__Exercise brief__: Print the lines of the listing below verbatim from its first line through the line bearing "13, weight: 'bold'". Any pictures are to be omitted.

__Supplied records__:
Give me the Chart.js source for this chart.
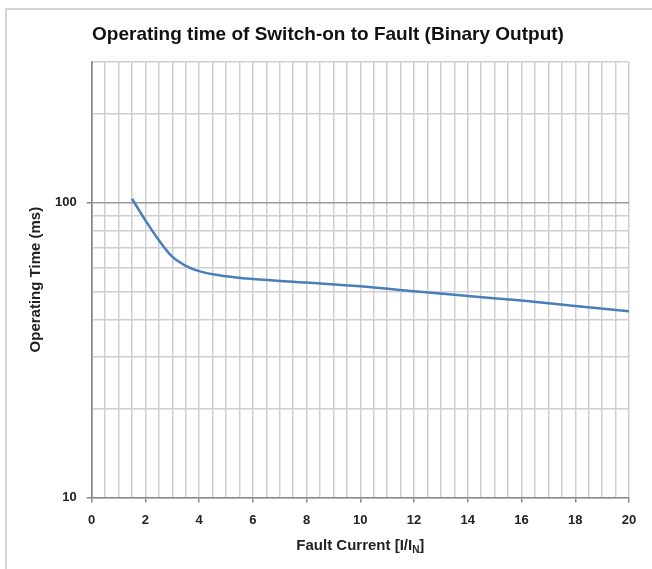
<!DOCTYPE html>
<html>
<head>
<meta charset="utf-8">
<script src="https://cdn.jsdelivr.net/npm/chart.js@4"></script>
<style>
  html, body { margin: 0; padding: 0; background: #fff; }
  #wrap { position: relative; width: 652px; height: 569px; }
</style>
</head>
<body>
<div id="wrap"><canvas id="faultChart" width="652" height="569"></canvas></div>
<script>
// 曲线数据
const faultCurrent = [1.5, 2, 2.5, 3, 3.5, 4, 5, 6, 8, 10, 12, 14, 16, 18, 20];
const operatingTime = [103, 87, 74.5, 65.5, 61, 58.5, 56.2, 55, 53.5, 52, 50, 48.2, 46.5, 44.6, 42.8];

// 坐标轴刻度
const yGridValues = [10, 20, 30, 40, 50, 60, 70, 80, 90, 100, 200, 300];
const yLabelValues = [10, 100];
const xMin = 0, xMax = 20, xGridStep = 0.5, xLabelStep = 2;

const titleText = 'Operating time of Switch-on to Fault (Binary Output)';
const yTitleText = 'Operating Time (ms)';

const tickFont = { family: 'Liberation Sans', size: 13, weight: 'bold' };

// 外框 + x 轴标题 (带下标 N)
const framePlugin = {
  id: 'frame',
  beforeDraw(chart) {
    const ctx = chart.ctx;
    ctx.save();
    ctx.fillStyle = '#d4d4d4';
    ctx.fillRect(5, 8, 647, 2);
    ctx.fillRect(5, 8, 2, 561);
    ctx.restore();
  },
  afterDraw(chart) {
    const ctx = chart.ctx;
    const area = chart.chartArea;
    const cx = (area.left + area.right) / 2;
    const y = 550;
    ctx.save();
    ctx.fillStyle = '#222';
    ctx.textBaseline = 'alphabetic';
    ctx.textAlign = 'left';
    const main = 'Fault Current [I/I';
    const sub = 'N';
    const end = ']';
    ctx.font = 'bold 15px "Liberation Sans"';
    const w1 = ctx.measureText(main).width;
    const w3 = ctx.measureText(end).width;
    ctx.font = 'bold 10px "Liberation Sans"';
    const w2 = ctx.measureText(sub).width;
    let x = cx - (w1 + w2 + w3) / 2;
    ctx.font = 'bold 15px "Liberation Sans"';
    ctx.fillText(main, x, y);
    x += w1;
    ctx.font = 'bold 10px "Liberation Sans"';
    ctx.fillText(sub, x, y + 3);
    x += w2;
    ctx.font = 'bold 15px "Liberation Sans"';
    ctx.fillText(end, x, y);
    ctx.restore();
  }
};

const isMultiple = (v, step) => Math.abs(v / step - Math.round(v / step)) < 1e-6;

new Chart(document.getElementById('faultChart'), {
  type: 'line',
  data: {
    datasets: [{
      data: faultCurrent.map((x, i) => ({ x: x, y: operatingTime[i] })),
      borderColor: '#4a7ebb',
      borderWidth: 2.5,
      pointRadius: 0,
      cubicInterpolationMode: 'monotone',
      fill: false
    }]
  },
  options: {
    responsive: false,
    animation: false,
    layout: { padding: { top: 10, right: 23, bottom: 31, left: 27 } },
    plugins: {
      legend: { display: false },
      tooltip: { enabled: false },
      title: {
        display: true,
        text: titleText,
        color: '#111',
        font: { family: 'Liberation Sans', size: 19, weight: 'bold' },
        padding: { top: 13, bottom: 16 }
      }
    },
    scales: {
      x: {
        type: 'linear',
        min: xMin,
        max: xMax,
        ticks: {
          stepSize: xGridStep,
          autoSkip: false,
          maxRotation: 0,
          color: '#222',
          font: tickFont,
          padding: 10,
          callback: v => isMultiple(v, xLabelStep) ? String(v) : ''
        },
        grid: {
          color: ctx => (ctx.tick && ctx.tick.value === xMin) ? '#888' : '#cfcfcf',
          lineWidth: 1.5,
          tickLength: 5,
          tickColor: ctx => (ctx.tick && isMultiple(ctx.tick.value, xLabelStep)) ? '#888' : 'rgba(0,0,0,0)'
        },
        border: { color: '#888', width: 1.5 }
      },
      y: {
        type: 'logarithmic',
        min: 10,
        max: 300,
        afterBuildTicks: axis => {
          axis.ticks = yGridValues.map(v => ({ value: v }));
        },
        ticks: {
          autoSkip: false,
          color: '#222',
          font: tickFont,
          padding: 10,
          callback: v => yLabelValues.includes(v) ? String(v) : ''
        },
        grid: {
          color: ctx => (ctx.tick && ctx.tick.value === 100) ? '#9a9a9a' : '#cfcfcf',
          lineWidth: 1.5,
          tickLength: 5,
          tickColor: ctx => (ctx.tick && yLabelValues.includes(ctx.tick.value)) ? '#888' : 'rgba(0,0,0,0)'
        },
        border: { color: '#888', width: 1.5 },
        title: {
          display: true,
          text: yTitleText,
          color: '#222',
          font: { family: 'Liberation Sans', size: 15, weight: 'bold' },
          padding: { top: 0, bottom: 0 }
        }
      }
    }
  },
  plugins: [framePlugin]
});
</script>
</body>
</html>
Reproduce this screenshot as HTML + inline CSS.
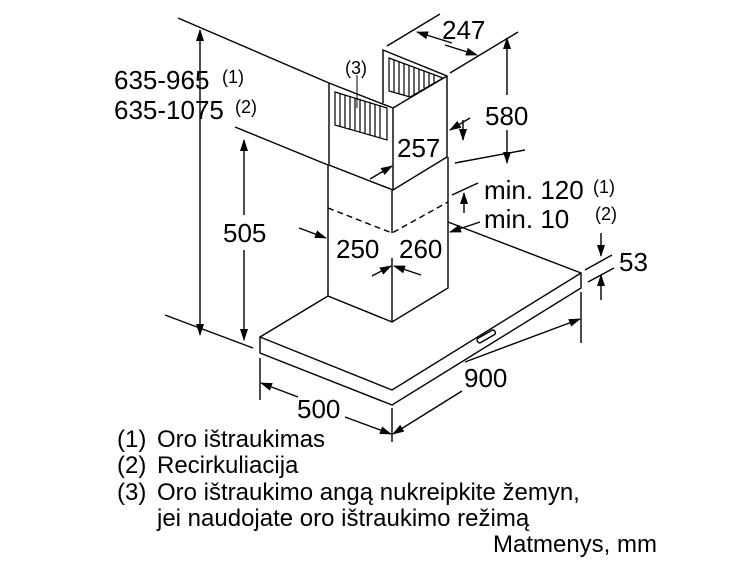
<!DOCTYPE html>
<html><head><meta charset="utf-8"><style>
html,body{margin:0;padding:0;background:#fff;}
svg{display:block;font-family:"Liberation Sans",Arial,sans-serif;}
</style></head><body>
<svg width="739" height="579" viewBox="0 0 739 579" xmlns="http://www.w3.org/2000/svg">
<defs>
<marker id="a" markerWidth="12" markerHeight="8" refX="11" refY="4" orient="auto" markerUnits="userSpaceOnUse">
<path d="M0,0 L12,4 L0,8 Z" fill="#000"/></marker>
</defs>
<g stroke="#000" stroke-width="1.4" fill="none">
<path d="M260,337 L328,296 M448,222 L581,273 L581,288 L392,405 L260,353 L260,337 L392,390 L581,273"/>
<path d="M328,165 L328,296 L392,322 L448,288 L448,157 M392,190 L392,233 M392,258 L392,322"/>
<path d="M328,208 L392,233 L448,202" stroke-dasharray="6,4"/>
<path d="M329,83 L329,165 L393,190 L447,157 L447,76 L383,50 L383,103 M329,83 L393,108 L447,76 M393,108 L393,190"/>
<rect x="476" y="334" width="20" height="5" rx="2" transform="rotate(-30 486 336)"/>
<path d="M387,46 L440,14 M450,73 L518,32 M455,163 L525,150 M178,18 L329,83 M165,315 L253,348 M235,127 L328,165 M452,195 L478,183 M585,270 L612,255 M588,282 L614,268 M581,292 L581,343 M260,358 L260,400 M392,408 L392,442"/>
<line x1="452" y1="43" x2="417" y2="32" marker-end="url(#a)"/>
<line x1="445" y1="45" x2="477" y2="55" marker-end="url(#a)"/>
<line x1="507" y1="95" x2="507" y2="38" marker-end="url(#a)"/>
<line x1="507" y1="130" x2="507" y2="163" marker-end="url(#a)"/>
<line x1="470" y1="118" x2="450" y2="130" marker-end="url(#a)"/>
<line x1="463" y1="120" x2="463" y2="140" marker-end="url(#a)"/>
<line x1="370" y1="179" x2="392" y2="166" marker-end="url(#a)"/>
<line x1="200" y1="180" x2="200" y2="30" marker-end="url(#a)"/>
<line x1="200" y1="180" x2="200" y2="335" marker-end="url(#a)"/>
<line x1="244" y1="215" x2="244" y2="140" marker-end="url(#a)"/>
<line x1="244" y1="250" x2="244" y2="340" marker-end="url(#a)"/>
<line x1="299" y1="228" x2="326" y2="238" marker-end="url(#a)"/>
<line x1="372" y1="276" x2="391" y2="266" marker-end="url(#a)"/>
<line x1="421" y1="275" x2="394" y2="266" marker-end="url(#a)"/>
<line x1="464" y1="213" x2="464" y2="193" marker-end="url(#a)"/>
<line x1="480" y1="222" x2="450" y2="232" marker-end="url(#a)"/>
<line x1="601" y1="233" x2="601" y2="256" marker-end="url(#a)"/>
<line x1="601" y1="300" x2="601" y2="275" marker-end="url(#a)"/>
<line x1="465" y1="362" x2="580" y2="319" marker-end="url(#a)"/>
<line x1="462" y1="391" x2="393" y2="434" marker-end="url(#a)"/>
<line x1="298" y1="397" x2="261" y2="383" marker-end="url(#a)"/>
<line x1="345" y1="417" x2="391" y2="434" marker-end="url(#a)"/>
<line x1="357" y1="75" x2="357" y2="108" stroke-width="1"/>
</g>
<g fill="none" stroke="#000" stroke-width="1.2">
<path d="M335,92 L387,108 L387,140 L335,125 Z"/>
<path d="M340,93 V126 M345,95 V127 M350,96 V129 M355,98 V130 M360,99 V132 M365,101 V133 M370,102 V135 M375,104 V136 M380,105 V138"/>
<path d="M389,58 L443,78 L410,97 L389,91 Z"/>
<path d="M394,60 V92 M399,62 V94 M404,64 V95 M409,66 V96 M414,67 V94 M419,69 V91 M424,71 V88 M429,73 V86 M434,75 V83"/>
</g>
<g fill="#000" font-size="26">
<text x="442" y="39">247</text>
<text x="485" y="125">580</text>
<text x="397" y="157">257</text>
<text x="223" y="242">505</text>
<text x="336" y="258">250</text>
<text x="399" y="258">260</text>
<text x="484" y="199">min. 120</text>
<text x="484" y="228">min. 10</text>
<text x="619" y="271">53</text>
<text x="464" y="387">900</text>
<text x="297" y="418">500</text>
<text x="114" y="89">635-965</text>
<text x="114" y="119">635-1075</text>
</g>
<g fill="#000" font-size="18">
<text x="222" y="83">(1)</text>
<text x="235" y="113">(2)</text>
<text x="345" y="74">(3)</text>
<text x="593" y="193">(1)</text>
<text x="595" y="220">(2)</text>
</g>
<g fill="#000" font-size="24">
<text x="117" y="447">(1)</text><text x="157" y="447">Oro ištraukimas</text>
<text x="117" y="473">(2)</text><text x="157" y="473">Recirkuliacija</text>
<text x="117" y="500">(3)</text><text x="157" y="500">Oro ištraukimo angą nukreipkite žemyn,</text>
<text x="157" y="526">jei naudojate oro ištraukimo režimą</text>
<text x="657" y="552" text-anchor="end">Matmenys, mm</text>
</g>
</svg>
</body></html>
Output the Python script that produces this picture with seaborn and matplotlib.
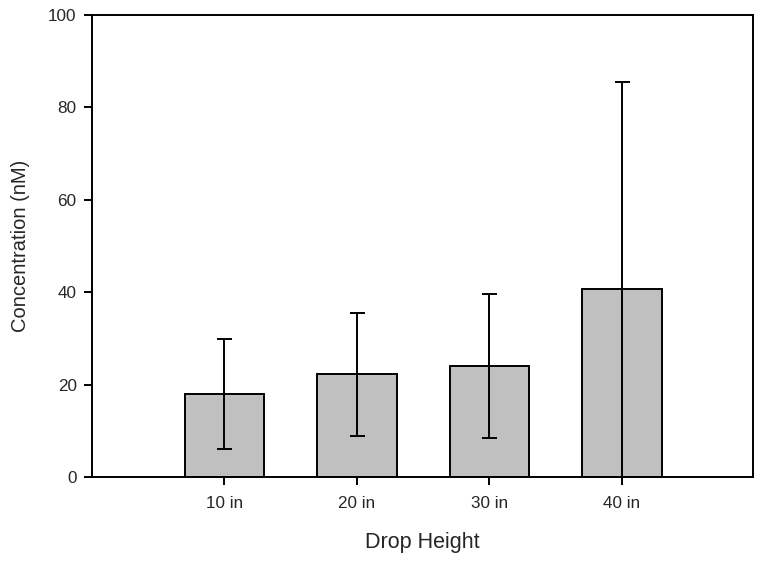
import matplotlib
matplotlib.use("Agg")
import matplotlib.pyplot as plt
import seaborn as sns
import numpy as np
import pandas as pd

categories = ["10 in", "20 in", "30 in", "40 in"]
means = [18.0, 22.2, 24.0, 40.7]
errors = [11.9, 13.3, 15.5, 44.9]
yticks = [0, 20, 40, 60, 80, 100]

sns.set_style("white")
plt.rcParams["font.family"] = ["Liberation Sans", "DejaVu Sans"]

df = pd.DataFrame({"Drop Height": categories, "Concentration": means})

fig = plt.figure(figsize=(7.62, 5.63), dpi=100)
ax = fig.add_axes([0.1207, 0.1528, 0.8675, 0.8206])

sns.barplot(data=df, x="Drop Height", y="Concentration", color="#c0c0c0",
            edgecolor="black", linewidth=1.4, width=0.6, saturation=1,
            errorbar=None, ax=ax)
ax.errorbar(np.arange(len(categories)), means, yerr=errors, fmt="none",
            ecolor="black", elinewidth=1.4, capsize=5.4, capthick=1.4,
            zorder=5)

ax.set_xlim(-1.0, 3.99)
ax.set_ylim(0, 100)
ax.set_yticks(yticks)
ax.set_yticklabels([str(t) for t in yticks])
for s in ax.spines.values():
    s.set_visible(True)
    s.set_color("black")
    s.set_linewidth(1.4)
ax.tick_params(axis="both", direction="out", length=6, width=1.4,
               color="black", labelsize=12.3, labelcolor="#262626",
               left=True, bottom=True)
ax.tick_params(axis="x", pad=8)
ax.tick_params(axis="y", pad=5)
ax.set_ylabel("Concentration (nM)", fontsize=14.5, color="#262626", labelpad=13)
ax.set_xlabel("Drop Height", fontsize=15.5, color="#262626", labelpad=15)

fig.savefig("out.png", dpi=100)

__Full solution__:
Give me the Chart.js source for this chart.
<!DOCTYPE html>
<html>
<head>
<meta charset="utf-8">
<script src="https://cdn.jsdelivr.net/npm/chart.js@4"></script>
<style>
  html, body { margin: 0; padding: 0; background: #fff; }
  #wrap { position: relative; width: 652px; height: 569px; }
</style>
</head>
<body>
<div id="wrap"><canvas id="faultChart" width="652" height="569"></canvas></div>
<script>
// 曲线数据
const faultCurrent = [1.5, 2, 2.5, 3, 3.5, 4, 5, 6, 8, 10, 12, 14, 16, 18, 20];
const operatingTime = [103, 87, 74.5, 65.5, 61, 58.5, 56.2, 55, 53.5, 52, 50, 48.2, 46.5, 44.6, 42.8];

// 坐标轴刻度
const yGridValues = [10, 20, 30, 40, 50, 60, 70, 80, 90, 100, 200, 300];
const yLabelValues = [10, 100];
const xMin = 0, xMax = 20, xGridStep = 0.5, xLabelStep = 2;

const titleText = 'Operating time of Switch-on to Fault (Binary Output)';
const yTitleText = 'Operating Time (ms)';

const tickFont = { family: 'Liberation Sans', size: 13, weight: 'bold' };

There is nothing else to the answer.